Wording that creates risk
The danger is usually subtle. Phrases that describe who should live somewhere, rather than what the property is, can imply a preference. Watch for language that:
- Targets families or their absence: "perfect for families," "great for empty nesters," "no children," "bachelor pad," or describing a "family room" as a selling point about occupants rather than the room itself.
- References religion or ethnicity: proximity to a specific church, temple, or mosque framed as a selling point; "ethnic" neighborhood descriptions; phrases like "Christian community."
- Implies ability or disability: "perfect for active buyers," "not suitable for wheelchairs," "must be able to climb stairs."
- Signals exclusivity by group: "exclusive neighborhood," "safe area," "good schools" framed as a proxy, or demographic descriptions of who lives nearby.
- Steers by national origin or language: "great for [nationality] buyers," or describing an area by the background of its residents.
Describe the home and its verifiable features. Let buyers decide whether it fits their life.
Mistakes AI tends to make
Generative tools are trained on huge amounts of real-world copy — including non-compliant listings — so they can reproduce risky patterns unless told not to. Common failure modes:
- Reaching for "lifestyle" framing that names a buyer type ("ideal for a young family").

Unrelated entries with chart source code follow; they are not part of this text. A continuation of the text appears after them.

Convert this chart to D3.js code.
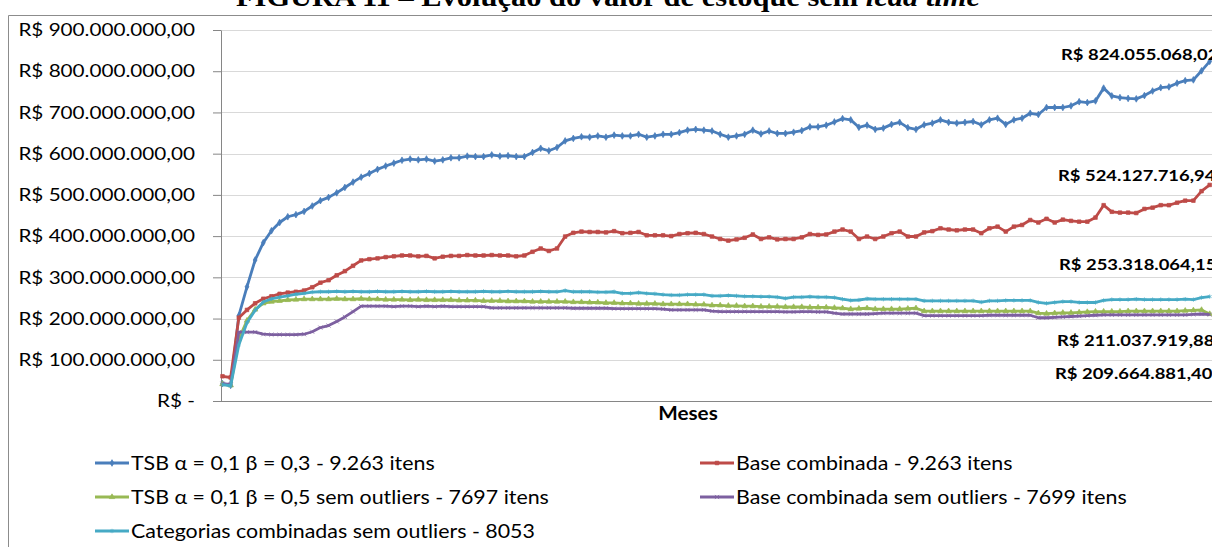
<!DOCTYPE html>
<html>
<head>
<meta charset="utf-8">
<script src="https://cdn.jsdelivr.net/npm/d3@7"></script>
<style>
  html, body { margin: 0; padding: 0; background: #fff; overflow: hidden; }
  svg { display: block; }
</style>
</head>
<body>
<svg id="chart" width="1212" height="547"></svg>
<script>
// Monthly stock value (R$ millions) for five forecasting scenarios.
const meses = d3.range(1, 123);

const tsbBeta03 = [
  42,38,207,277,342,384,413,433,447,452,
  460,473,486,494,505,518,531,543,552,562,
  570,577,584,587,585,587,582,585,590,590,
  594,593,593,597,594,595,593,593,603,613,
  607,615,631,637,641,640,643,640,645,643,
  643,647,640,643,647,647,651,657,659,657,
  655,647,640,643,647,657,648,655,649,649,
  652,656,665,665,669,677,685,682,664,669,
  659,662,671,676,663,659,670,674,682,676,
  674,676,678,670,682,686,671,682,686,698,
  695,712,712,712,716,726,724,728,759,740,
  736,734,733,741,752,760,762,771,777,779,
  801,824.05506802
];

const baseCombinada = [
  60,57,202,221,237,248,254,260,263,265,
  268,276,287,293,305,315,328,341,344,346,
  349,351,353,353,351,352,346,350,352,352,
  354,353,353,354,353,353,351,353,362,370,
  364,370,399,408,411,410,410,409,412,407,
  408,410,402,402,402,400,405,407,408,405,
  399,393,389,392,396,404,393,397,392,393,
  393,397,405,403,404,411,416,411,393,399,
  393,399,407,411,399,399,409,412,419,416,
  414,416,416,407,419,423,411,423,427,439,
  433,442,433,440,437,435,435,445,475,459,
  457,457,456,466,469,475,475,481,486,486,
  509,524.12771694
];

const tsbBeta05SemOutliers = [
  41,38,150,195,222,237,241,243,245,246,
  247,247,247,247,248,247,247,248,247,247,
  246,246,246,245,246,245,245,245,245,244,
  244,244,243,243,243,242,242,242,241,241,
  241,241,241,240,240,239,239,238,238,237,
  237,236,236,236,235,235,235,235,234,234,
  232,232,231,231,230,230,229,229,229,228,
  228,228,227,227,227,226,225,223,224,225,
  223,223,223,223,224,225,218,218,218,218,
  218,218,218,218,218,218,218,218,218,218,
  213,212,213,214,214,215,216,217,217,217,
  217,218,218,218,218,218,218,218,219,220,
  221,211.03791988
];

const baseCombinadaSemOutliers = [
  42,40,167,167,167,162,161,161,161,161,
  162,168,178,183,193,204,217,230,230,230,
  230,229,230,230,229,230,229,230,229,229,
  229,229,229,226,226,226,226,226,226,226,
  226,226,226,225,225,225,225,225,224,224,
  224,224,224,224,223,221,221,221,221,221,
  218,217,217,217,217,217,217,217,217,216,
  216,217,217,216,216,213,211,211,211,211,
  212,213,213,213,213,213,207,207,207,207,
  207,207,207,207,208,208,208,208,208,208,
  202,202,203,204,205,206,207,208,209,209,
  209,209,209,209,209,209,209,209,209,210,
  211,209.6648814
];

const categoriasSemOutliers = [
  40,37,136,190,220,240,248,252,255,259,
  261,264,265,265,266,265,266,265,265,266,
  265,265,266,265,265,266,265,265,266,265,
  265,265,266,265,265,266,265,265,265,266,
  265,265,268,265,265,265,264,264,265,261,
  261,263,261,260,258,257,257,258,258,258,
  255,255,256,255,254,254,253,253,252,249,
  252,252,253,252,252,251,247,244,245,248,
  247,247,247,247,247,247,243,243,243,243,
  243,243,243,240,243,243,244,244,244,244,
  239,237,239,241,241,239,239,239,244,246,
  246,246,247,246,246,246,246,246,247,246,
  251,253.31806415
];

const seriesNames = [
  "TSB α = 0,1 β = 0,3 - 9.263 itens",
  "Base combinada - 9.263 itens",
  "TSB α = 0,1 β = 0,5 sem outliers - 7697 itens",
  "Base combinada sem outliers - 7699 itens",
  "Categorias combinadas sem outliers - 8053"
];

const yTickValues = [0, 100, 200, 300, 400, 500, 600, 700, 800, 900];
const yTickLabels = [
  "R$ -", "R$ 100.000.000,00", "R$ 200.000.000,00", "R$ 300.000.000,00",
  "R$ 400.000.000,00", "R$ 500.000.000,00", "R$ 600.000.000,00",
  "R$ 700.000.000,00", "R$ 800.000.000,00", "R$ 900.000.000,00"
];

// ---- drawing ----
const W = 1212;
const SX = 1.15;                       // horizontal stretch applied to all text
const uiFont = "Lato, 'Noto Sans', sans-serif";
const colors = ["#4a7ebb", "#be4b48", "#98b954", "#7d60a0", "#46aac5"];
const symbols = [
  d3.symbolDiamond, d3.symbolSquare, d3.symbolTriangle,
  d3.symbolTimes || d3.symbolCross, d3.symbolAsterisk || d3.symbolStar
];

const brl = d3.formatLocale({
  decimal: ",", thousands: ".", grouping: [3], currency: ["R$ ", ""]
}).format("$,.2f");

const series = [tsbBeta03, baseCombinada, tsbBeta05SemOutliers, baseCombinadaSemOutliers, categoriasSemOutliers]
  .map((values, k) => ({ name: seriesNames[k], values, color: colors[k], symbol: symbols[k] }));

const svg = d3.select("#chart");

const x = d3.scaleLinear().domain([0, meses.length - 1]).range([222.5, 1209.7]);
const y = d3.scaleLinear().domain([0, 900]).range([401, 30]);

// outer chart frame
svg.append("path")
  .attr("d", "M8.5,547V15.5H1212")
  .attr("fill", "none").attr("stroke", "#8c8c8c").attr("stroke-width", 1);

// figure caption above the frame
const title = svg.append("text")
  .attr("transform", `translate(608,6) scale(${SX},1)`)
  .attr("text-anchor", "middle")
  .attr("font-family", "'Liberation Serif', 'Times New Roman', serif")
  .attr("font-weight", "bold")
  .attr("font-size", 26.5)
  .attr("fill", "#000");
title.append("tspan").text("FIGURA 11 – Evolução do valor de estoque sem ");
title.append("tspan").attr("font-style", "italic").text("lead time");

// horizontal gridlines
svg.append("g").selectAll("line")
  .data(yTickValues.slice(1))
  .join("line")
  .attr("x1", 221).attr("x2", W)
  .attr("y1", d => Math.round(y(d)) + 0.5).attr("y2", d => Math.round(y(d)) + 0.5)
  .attr("stroke", "#d9d9d9").attr("stroke-width", 1);

// value axis
const yAxis = d3.axisLeft(y)
  .tickValues(yTickValues)
  .tickSize(8).tickSizeOuter(0)
  .tickFormat((d, i) => yTickLabels[i]);
const gy = svg.append("g").attr("transform", "translate(221,0)").call(yAxis);
gy.select(".domain").attr("stroke", "#868686");
gy.selectAll(".tick line").attr("stroke", "#868686");
gy.selectAll(".tick text")
  .attr("x", -26 / SX)
  .attr("transform", `scale(${SX},1)`)
  .attr("font-family", uiFont)
  .attr("font-size", 18)
  .attr("fill", "#000");

// category axis line
svg.append("line")
  .attr("x1", 221).attr("x2", W)
  .attr("y1", Math.round(y(0)) + 0.5).attr("y2", Math.round(y(0)) + 0.5)
  .attr("stroke", "#868686");

svg.append("text")
  .attr("transform", `translate(688,413) scale(${SX},1)`)
  .attr("text-anchor", "middle").attr("dominant-baseline", "central")
  .attr("font-family", uiFont).attr("font-weight", "bold").attr("font-size", 18)
  .attr("fill", "#000")
  .text("Meses");

// series lines and markers
const line = d3.line().x((d, i) => x(i)).y(d => y(d));
const plot = svg.append("g");
series.forEach(s => {
  plot.append("path")
    .datum(s.values)
    .attr("d", line)
    .attr("fill", "none")
    .attr("stroke", s.color)
    .attr("stroke-width", 2.8)
    .attr("stroke-linejoin", "round");
  plot.append("g").selectAll("path")
    .data(s.values)
    .join("path")
    .attr("transform", (d, i) => `translate(${x(i)},${y(d)})`)
    .attr("d", d3.symbol(s.symbol, 13))
    .attr("fill", s.color)
    .attr("stroke", s.color)
    .attr("stroke-opacity", 0.7)
    .attr("stroke-width", 1);
});

// end-of-series value labels
const labelPos = [[1061, 54], [1058, 175], [1057, 340], [1055, 373], [1059, 264]];
series.forEach((s, k) => {
  const last = s.values[s.values.length - 1];
  svg.append("text")
    .attr("transform", `translate(${labelPos[k][0]},${labelPos[k][1]}) scale(${SX},1)`)
    .attr("dominant-baseline", "central")
    .attr("font-family", uiFont).attr("font-weight", "bold").attr("font-size", 16)
    .attr("fill", "#000")
    .text(brl(last * 1e6));
});

// legend
const legendPos = [[95, 463], [700, 463], [95, 497], [700, 497], [95, 531]];
const legend = svg.append("g");
series.forEach((s, k) => {
  const [lx, ly] = legendPos[k];
  const g = legend.append("g").attr("transform", `translate(${lx},${ly})`);
  g.append("line").attr("x1", 0).attr("x2", 34).attr("y1", 0).attr("y2", 0)
    .attr("stroke", s.color).attr("stroke-width", 2.8);
  g.append("path").attr("transform", "translate(17,0)")
    .attr("d", d3.symbol(s.symbol, 13))
    .attr("fill", s.color).attr("stroke", s.color).attr("stroke-opacity", 0.7);
  g.append("text")
    .attr("transform", `translate(36,0) scale(${SX},1)`)
    .attr("dominant-baseline", "central")
    .attr("font-family", uiFont).attr("font-size", 18.6)
    .attr("fill", "#000")
    .text(s.name);
});
</script>
</body>
</html>
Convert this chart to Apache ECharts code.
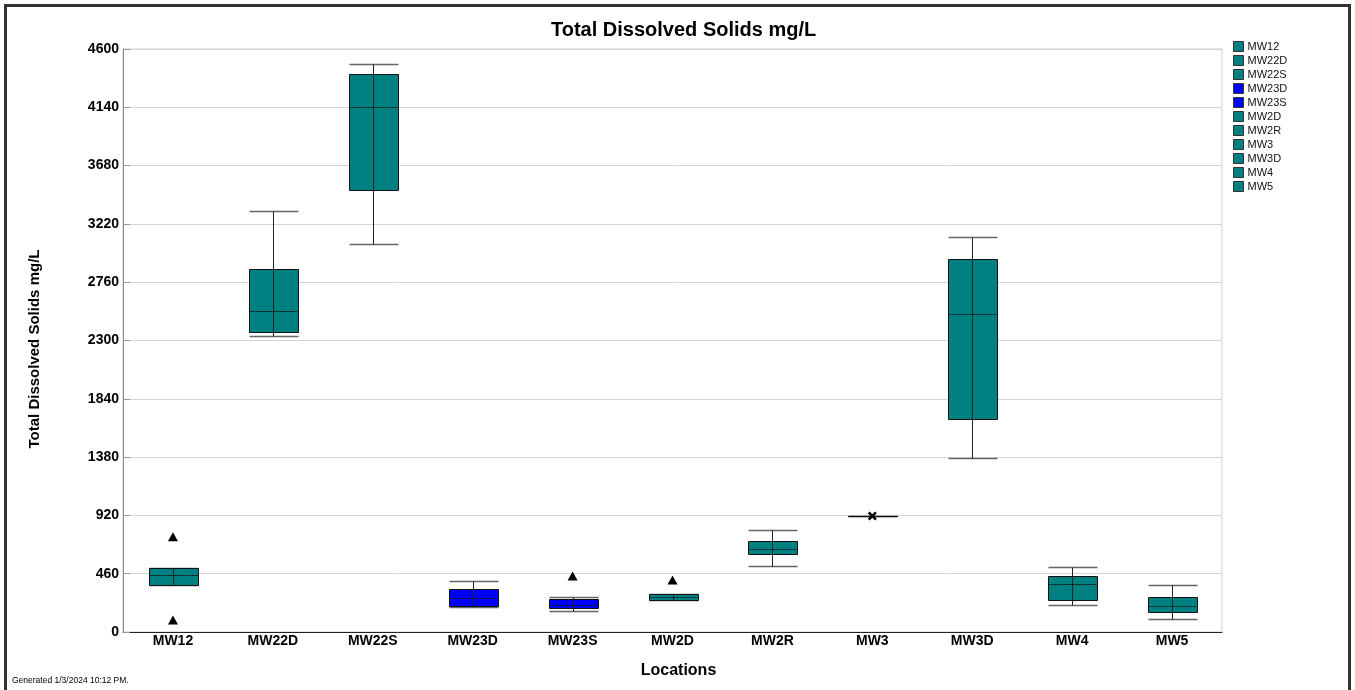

- Inventing neighborhood claims about schools, safety, or who lives there — both a fabrication problem and a steering problem.
- Echoing your prompt: if you write "good for families," the AI will happily amplify it. Your input can introduce the violation.
- Sounding confident while wrong, which makes risky phrasing easy to miss on a quick read.
Your human-review checklist
Before publishing any AI-drafted listing, read it once specifically for compliance and confirm:
- No phrase describes the ideal occupant, family situation, age, or background.
- No reference to religion, ethnicity, national origin, or related institutions as a selling point.
- No claims about schools, safety, or "good/bad" areas that you haven't verified and that could function as steering.
- Disability language is neutral — describe accessibility features factually ("single-level living," "step-free entry") without judging who can use them.
- Every fact is accurate and matches your MLS data.
- The copy follows your brokerage's and MLS's specific advertising rules.
Build it into your process
Treat AI output as a first draft that always gets a compliance pass — the same way you'd review any marketing before it goes live. Pair this checklist with our step-by-step listing workflow and keep the safety line from our saved prompts in every request.
When in doubt, ask your broker or a compliance professional. The cost of a careful second read is minutes; the cost of a Fair Housing complaint is not.